O musical Bertoleza, da Gargarejo Cia Teatral, é um sopro de sofisticação e inteligência em um território marcado por grandes oscilações de qualidade cênica. Muitos musicais, no Brasil, são uma espécie de franchising de montagens bem-sucedidas no exterior, sobretudo na Broadway, ou simplesmente parecem não saber o que dizer no palco. Bertoleza consegue fugir desses dois extremos.
Com adaptação, direção e músicas de Anderson Claudir, Bertoleza subverte a história de um clássico da literatura brasileira, O Cortiço, de Aluísio Azevedo. O drama com generosas pinceladas naturalistas se faz presente, mas agora a partir do olhar da escrava Bertoleza. Ela é a companheira do protagonista original, o português João Romão, o dono do cortiço, da taverna e de uma pedreira. A partir da promessa de formarem um casal, e ela conquistar a alforria, os dois trabalham obstinadamente – ela mais do que ele. Tudo vai bem até que a ambição fala mais alto para o comerciante, e Bertoleza sofre uma traição e tem um fim trágico.
Escrito em 1890, O Cortiço tem a perspectiva masculina, algo que a Gargarejo Cia Teatral queria evitar. Cento e trinta anos depois, Bertoleza surge para mostrar o desfecho dessa história a partir do olhar feminino e de um elenco formado majoritariamente por atores negros. Há, nisso, uma reparação histórica. Mais do que reinventar uma narrativa, a dramaturgista Le Tícia Conde propõe que a escrava protagonista represente também outras tantas vozes femininas sufocadas, marginalizadas ou sequestradas de seu papel histórico. Bertoleza é Dandara, Marielle Franco, Maria Firmina dos Reis (a primeira romancista brasileira), Carolina Maria de Jesus e Antonieta de Barros (defensora da emancipação feminina).
A direção musical é de Eric Jorge, e coube a Lu Miranda, o papel de Bertoleza. Com poucas cenas não-cantadas, o musical valoriza as boas vozes do elenco, como as de Taciana Bastos (Zulmira) e Bruno Silvério (João Romão), e as dos integrantes do coro. A todo tempo, esse coro surge como uma consciência crítica para Bertoleza, e também para a plateia. Tão logo começa o espetáculo, os artistas rápida e repentinamente se aproximam aos pés do público, deixando claro que a montagem veio para incomodar os racismos que persistem e rondam a sociedade brasileira.

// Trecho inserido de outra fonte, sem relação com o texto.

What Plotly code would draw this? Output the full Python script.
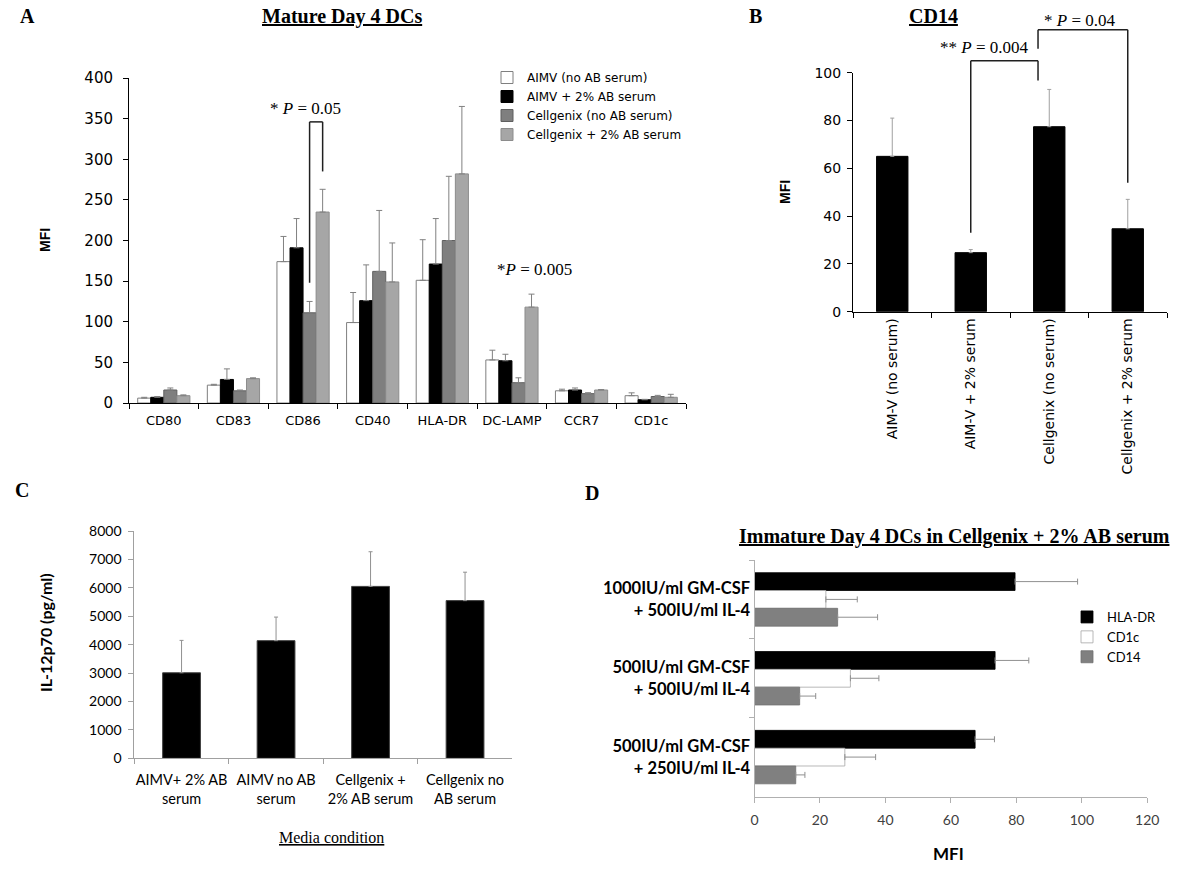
import plotly.graph_objects as go

# ---------------- Panel A data: Mature Day 4 DCs ----------------
markers_A = ["CD80", "CD83", "CD86", "CD40", "HLA-DR", "DC-LAMP", "CCR7", "CD1c"]
series_A = ["AIMV (no AB serum)", "AIMV + 2% AB serum",
            "Cellgenix (no AB serum)", "Cellgenix + 2% AB serum"]
aimv_no_ab = [6, 22, 174, 99, 151, 53, 15, 9]
aimv_no_ab_sd = [1, 1, 31, 37, 50, 12, 2, 3.5]
aimv_2ab = [7, 29, 191, 126, 171, 52, 16, 4]
aimv_2ab_sd = [1, 13, 36, 44, 56, 8, 2.5, 0.5]
cg_no_ab = [16, 15, 111, 162, 200, 25, 11.5, 8]
cg_no_ab_sd = [2.5, 1, 14, 75, 79, 6, 1.2, 1.4]
cg_2ab = [9, 30, 235, 149, 282, 118, 16, 7]
cg_2ab_sd = [1, 1, 28, 48, 83, 16, 0.5, 3.7]

# ---------------- Panel B data: CD14 ----------------
media_B = ["AIM-V (no serum)", "AIM-V + 2% serum", "Cellgenix (no serum)", "Cellgenix + 2% serum"]
cd14_mfi = [65, 24.7, 77.4, 34.7]
cd14_sd = [16, 1.3, 15.6, 12.3]

# ---------------- Panel C data: IL-12p70 ----------------
media_C = ["AIMV+ 2% AB<br>serum", "AIMV no AB<br>serum", "Cellgenix +<br>2% AB serum", "Cellgenix no<br>AB serum"]
il12 = [3010, 4140, 6050, 5550]
il12_sd = [1140, 830, 1220, 1000]

# ---------------- Panel D data: Immature Day 4 DCs ----------------
cytokines_D = ["1000IU/ml GM-CSF<br>+ 500IU/ml IL-4",
               "500IU/ml GM-CSF<br>+ 500IU/ml IL-4",
               "500IU/ml GM-CSF<br>+ 250IU/ml IL-4"]
series_D = ["HLA-DR", "CD1c", "CD14"]
hla_dr = [79.6, 73.5, 67.4]
hla_dr_sd = [19.1, 10.3, 5.9]
cd1c = [21.8, 29.3, 27.6]
cd1c_sd = [9.6, 8.7, 9.4]
cd14_d = [25.4, 13.8, 12.6]
cd14_d_sd = [12.2, 4.9, 2.8]

W, H = 1200, 870
def px(x):
    return x / W
def py(y):
    return 1 - y / H

SERIF = "Liberation Serif"
VERD = "DejaVu Sans"
CAL = "Lato"

fig = go.Figure()

# ---------- Panel A ----------
a_fill = ["#ffffff", "#000000", "#7f7f7f", "#a6a6a6"]
a_line = ["#7f7f7f", "#000000", "#5f5f5f", "#8c8c8c"]
a_vals = [aimv_no_ab, aimv_2ab, cg_no_ab, cg_2ab]
a_sds = [aimv_no_ab_sd, aimv_2ab_sd, cg_no_ab_sd, cg_2ab_sd]
for name, vals, sds, fc, lc in zip(series_A, a_vals, a_sds, a_fill, a_line):
    fig.add_trace(go.Bar(
        x=markers_A, y=vals, name=name, xaxis="x", yaxis="y", legend="legend",
        marker=dict(color=fc, line=dict(color=lc, width=1)),
        error_y=dict(type="data", array=sds, arrayminus=[0] * len(sds), symmetric=False,
                     color="#808080", thickness=1, width=3),
    ))

# ---------- Panel B ----------
fig.add_trace(go.Bar(
    x=media_B, y=cd14_mfi, xaxis="x2", yaxis="y2", showlegend=False, width=0.4,
    marker=dict(color="#000000", line=dict(color="#000000", width=1)),
    error_y=dict(type="data", array=cd14_sd, arrayminus=[0] * 4, symmetric=False,
                 color="#a0a0a0", thickness=1, width=2),
))

# ---------- Panel C ----------
fig.add_trace(go.Bar(
    x=media_C, y=il12, xaxis="x3", yaxis="y3", showlegend=False, width=0.4,
    marker=dict(color="#000000", line=dict(color="#404040", width=1)),
    error_y=dict(type="data", array=il12_sd, arrayminus=[0] * 4, symmetric=False,
                 color="#909090", thickness=1, width=2),
))

# ---------- Panel D ----------
d_fill = ["#000000", "#ffffff", "#808080"]
d_line = ["#000000", "#a6a6a6", "#707070"]
d_vals = [hla_dr, cd1c, cd14_d]
d_sds = [hla_dr_sd, cd1c_sd, cd14_d_sd]
bw = 0.226
for i, (name, vals, sds, fc, lc) in enumerate(zip(series_D, d_vals, d_sds, d_fill, d_line)):
    fig.add_trace(go.Bar(
        y=cytokines_D, x=vals, orientation="h", name=name, xaxis="x4", yaxis="y4",
        legend="legend2", width=bw, offset=-1.5 * bw + i * bw,
        marker=dict(color=fc, line=dict(color=lc, width=0.8)),
        error_x=dict(type="data", array=sds, arrayminus=[0] * len(sds), symmetric=False,
                     color="#909090", thickness=1, width=3),
    ))

# ---------- domains ----------
domA_x = [px(129), px(686)]
domA_y = [py(403), py(78)]
domB_x = [px(853), px(1167)]
domB_y = [py(311.7), py(72.7)]
domC_x = [px(134.3), px(512.3)]
domC_y = [py(758.3), py(531)]
domD_x = [px(754.5), px(1147.3)]
domD_y = [py(796.5), py(560)]

common = dict(showgrid=False, zeroline=False, showline=True, ticks="outside", ticklen=5,
              automargin=False)

fig.update_layout(
    width=W, height=H, margin=dict(l=0, r=0, t=0, b=0, autoexpand=False),
    paper_bgcolor="white", plot_bgcolor="white",
    barmode="group", bargap=0.25, bargroupgap=0,
    xaxis=dict(domain=domA_x, anchor="y", type="category", tickson="boundaries",
               linecolor="#000000", tickcolor="#000000", linewidth=1, ticklabelstandoff=5,
               tickfont=dict(family=VERD, size=13, color="#000000"), **common),
    yaxis=dict(domain=domA_y, anchor="x", range=[0, 400], dtick=50,
               linecolor="#000000", tickcolor="#000000", linewidth=1, ticklabelstandoff=7,
               tickfont=dict(family=VERD, size=15, color="#000000"), **common),
    xaxis2=dict(domain=domB_x, anchor="y2", type="category", tickson="boundaries",
                tickangle=-90, linecolor="#000000", tickcolor="#000000",
                tickfont=dict(family=VERD, size=14, color="#000000"), **common),
    yaxis2=dict(domain=domB_y, anchor="x2", range=[0, 100], dtick=20,
                linecolor="#000000", tickcolor="#000000", ticklabelstandoff=3,
                tickfont=dict(family=VERD, size=14, color="#000000"), **common),
    xaxis3=dict(domain=domC_x, anchor="y3", type="category", tickson="boundaries",
                tickangle=0, linecolor="#a0a0a0", tickcolor="#a0a0a0", ticklabelstandoff=8,
                tickfont=dict(family=CAL, size=14.5, color="#000000"), **common),
    yaxis3=dict(domain=domC_y, anchor="x3", range=[0, 8000], dtick=1000,
                linecolor="#a0a0a0", tickcolor="#a0a0a0", ticklabelstandoff=4,
                tickfont=dict(family=CAL, size=14, color="#000000"), **common),
    xaxis4=dict(domain=domD_x, anchor="y4", range=[0, 120], dtick=20,
                linecolor="#b0b0b0", tickcolor="#b0b0b0", ticklabelstandoff=6,
                tickfont=dict(family=CAL, size=14, color="#404040"), **common),
    yaxis4=dict(domain=domD_y, anchor="x4", type="category", autorange="reversed",
                tickson="boundaries", linecolor="#b0b0b0", tickcolor="#b0b0b0",
                tickfont=dict(family=CAL, size=16.5, color="#000000", weight="bold"), **common),
    legend=dict(x=px(487), y=py(63), xanchor="left", yanchor="top",
                font=dict(family=VERD, size=12, color="#000000"),
                bgcolor="rgba(0,0,0,0)", tracegroupgap=0, itemwidth=30),
    legend2=dict(x=px(1067), y=py(602), xanchor="left", yanchor="top",
                 font=dict(family=CAL, size=13, color="#000000"),
                 bgcolor="rgba(0,0,0,0)", tracegroupgap=0, itemwidth=30),
)

ann = []
def text(x, y, s, size, family, bold=False, angle=0, xref="paper", yref="paper", xanchor="center", color="#000000"):
    ann.append(dict(x=x, y=y, xref=xref, yref=yref, text=s, showarrow=False, textangle=angle,
                    xanchor=xanchor, yanchor="middle",
                    font=dict(family=family, size=size, color=color, weight="bold" if bold else "normal")))

# panel letters
text(px(27), py(16), "A", 20, SERIF, True)
text(px(755), py(16), "B", 20, SERIF, True)
text(px(22), py(490), "C", 20, SERIF, True)
text(px(592), py(493), "D", 20, SERIF, True)

# titles
text(px(342), py(17), "<u>Mature Day 4 DCs</u>", 20, SERIF, True)
text(px(933), py(16), "<u>CD14</u>", 20, SERIF, True)
text(px(954), py(536), "<u>Immature Day 4 DCs in Cellgenix + 2% AB serum</u>", 20, SERIF, True)
text(px(331), py(837), "<u>Media condition</u>", 16, SERIF)

# axis titles
text(px(45), py(240), "MFI", 14, "Liberation Sans", True, -90)
text(px(785), py(192), "MFI", 14, "Liberation Sans", True, -90)
text(px(45), py(633), "IL-12p70 (pg/ml)", 16, CAL, True, -90)
text(px(948), py(853), "MFI", 17, CAL, True)

# significance (panel A)
off = [-0.28125, -0.09375, 0.09375, 0.28125]
iA = markers_A.index("CD86")
text(iA + 0.03, 363, "* <i>P</i> = 0.05", 17, SERIF, xref="x", yref="y")
text(markers_A.index("DC-LAMP") + 0.33, 164, "*<i>P</i> = 0.005", 17, SERIF, xref="x", yref="y")

shapes = []
def seg(x0, y0, x1, y1, xref, yref):
    shapes.append(dict(type="line", x0=x0, y0=y0, x1=x1, y1=y1, xref=xref, yref=yref,
                       line=dict(color="#202020", width=1.5)))

xl, xr = iA + off[2], iA + off[3]
seg(xl, 148, xl, 346, "x", "y")
seg(xl, 346, xr, 346, "x", "y")
seg(xr, 346, xr, 285, "x", "y")

# significance (panel B) -- placed above the axis range, mapped via panel B's domain
def bx(c):
    return domB_x[0] + (c + 0.5) / len(media_B) * (domB_x[1] - domB_x[0])
def by(v):
    return domB_y[0] + v / 100 * (domB_y[1] - domB_y[0])

mid = 2 - 0.143
seg(bx(1), by(33), bx(1), by(105), "paper", "paper")
seg(bx(1), by(105), bx(mid), by(105), "paper", "paper")
seg(bx(mid), by(105), bx(mid), by(96.7), "paper", "paper")
seg(bx(mid), by(110), bx(mid), by(118), "paper", "paper")
seg(bx(mid), by(118), bx(3), by(118), "paper", "paper")
seg(bx(3), by(118), bx(3), by(54), "paper", "paper")
text(bx(1.17), by(110.4), "** <i>P</i> = 0.004", 17, SERIF)
text(bx(2.39), by(122), "* <i>P</i> = 0.04", 17, SERIF)

fig.update_layout(annotations=ann, shapes=shapes)

fig.write_html("out.html", config={"displayModeBar": False},
               post_script="document.body.style.margin='0';")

Bertoleza tem cenografia e figurino enxutos (Dan Oliveira), sem pirotecnia, mas é eficiente em manter o foco nas apresentações musicais e nessa história calcada na lógica racista que resiste ao tempo.
Bertoleza. Com a Gargarejo Cia Teatral. No Sesc Belenzinho, sextas-feiras e sábados, às 21h30; domingo, às 18h30. Até 1º de março. Ingressos a 30 reais.
Que notícia linda essa matéria me trouxe! Parabenizo a cada um envolvido com tal obra. Como gostaria de apreciar esse musical, turma. Quem sabe hora dessas vocês colem aqui nesse cerrado de meu Deus e nos agraciar com tal Expetaculo.🥰😘
Dois sentimentos ao ler, aliás três: tristeza por não estar aí para assistir , alegria por ver que a crítica social está se fazendo presente e a gostosura que é ler a forma de escrever do Eduardo.